For over 50 years I have been writing about foreign policy, mostly America’s, but those of other nations as well. I think I have a pretty good grasp of countries like Turkey, China, India, Russia and the European Union. I regret that I am less than sure-footed in Africa and Latin America.
During this time I have also learned a fair amount about military matters and various weapons systems, because they cost enormous amounts of money that could be put to much better use than killing and maiming people. But also because it’s hard to resist the absurd: the high performance US F-35 fighter jet--at $1.7 trillion, the most expensive weapons system in US history--that costs $36,000 an hour to fly, shoots itself, and can decapitate pilots who attempt to bail out. There are, as well, the $640 toilet seats, the $7,622 coffee maker, and the fact that the Department of Defense cannot account for $6.5 trillion in spending.

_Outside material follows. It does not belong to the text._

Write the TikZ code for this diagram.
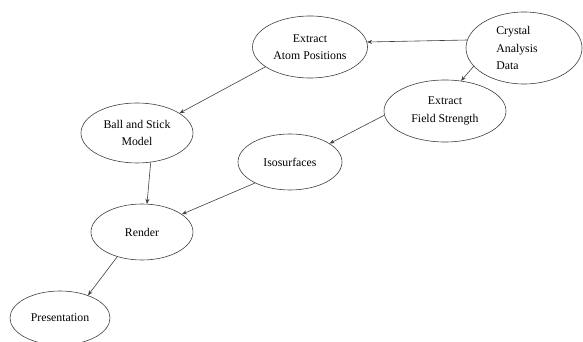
\documentclass[tikz,border=0pt]{standalone}
\usepackage{fontspec}
\setmainfont{Liberation Serif}
\usetikzlibrary{shapes.geometric,arrows.meta}
\begin{document}
\begin{tikzpicture}[x=1pt,y=1pt,
  oval/.style={ellipse,draw=black!75,line width=0.6pt,inner sep=0pt,align=center,
    font=\fontsize{11.8}{17.5}\selectfont},
  flow/.style={draw=black!75,line width=0.6pt,-{Stealth[length=5pt,width=4pt]}}]
\fill[white] (0,0) rectangle (583,342);
\useasboundingbox (0,0) rectangle (583,342);
\node[oval,minimum width=116pt,minimum height=72pt] (crystal) at (524,294) {};
\node[font=\fontsize{11.8}{17.5}\selectfont,align=left] at (517,294) {Crystal\\Analysis\\Data};
\node[oval,minimum width=115pt,minimum height=62pt] (atom) at (310,295) {Extract\\Atom Positions};
\node[oval,minimum width=122pt,minimum height=62pt] (field) at (445,231) {Extract\\Field Strength};
\node[oval,minimum width=104pt,minimum height=56pt] (iso) at (290,180) {Isosurfaces};
\node[oval,minimum width=112pt,minimum height=60pt] (ball) at (137,209) {Ball and Stick\\Model};
\node[oval,minimum width=102pt,minimum height=56pt] (render) at (142,110) {Render};
\node[oval,minimum width=100pt,minimum height=54pt] (pres) at (60,24) {Presentation};
\draw[flow] (crystal.172) -- (atom.5);
\draw[flow] (crystal.200) -- (field.62);
\draw[flow] (atom.204) -- (ball.25);
\draw[flow] (field.184) -- (iso.25);
\draw[flow] (ball.295) -- (render.80);
\draw[flow] (iso.211) -- (render.24);
\draw[flow] (render.225) -- (pres.39);
\end{tikzpicture}
\end{document}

I have also become fairly conversant with the major nuclear arms agreements and I know what Article VI of the 1968 Nuclear Non-Proliferation Treaty says (more on this later).
This is a farewell column, so I ask for your indulgence. Having (hopefully) beaten back cancer, I have decided to spend more time with my grandkids and maybe return to my three novels (I have at least one more in my head). But I would like a last hurrah about what I have learned about the world and politics over that last half century, so bear with me.
First, wars are really a bad idea, and not just for the obvious reason that they cause enormous misery and pain. They don’t work, at least in the sense that they accomplish some political end.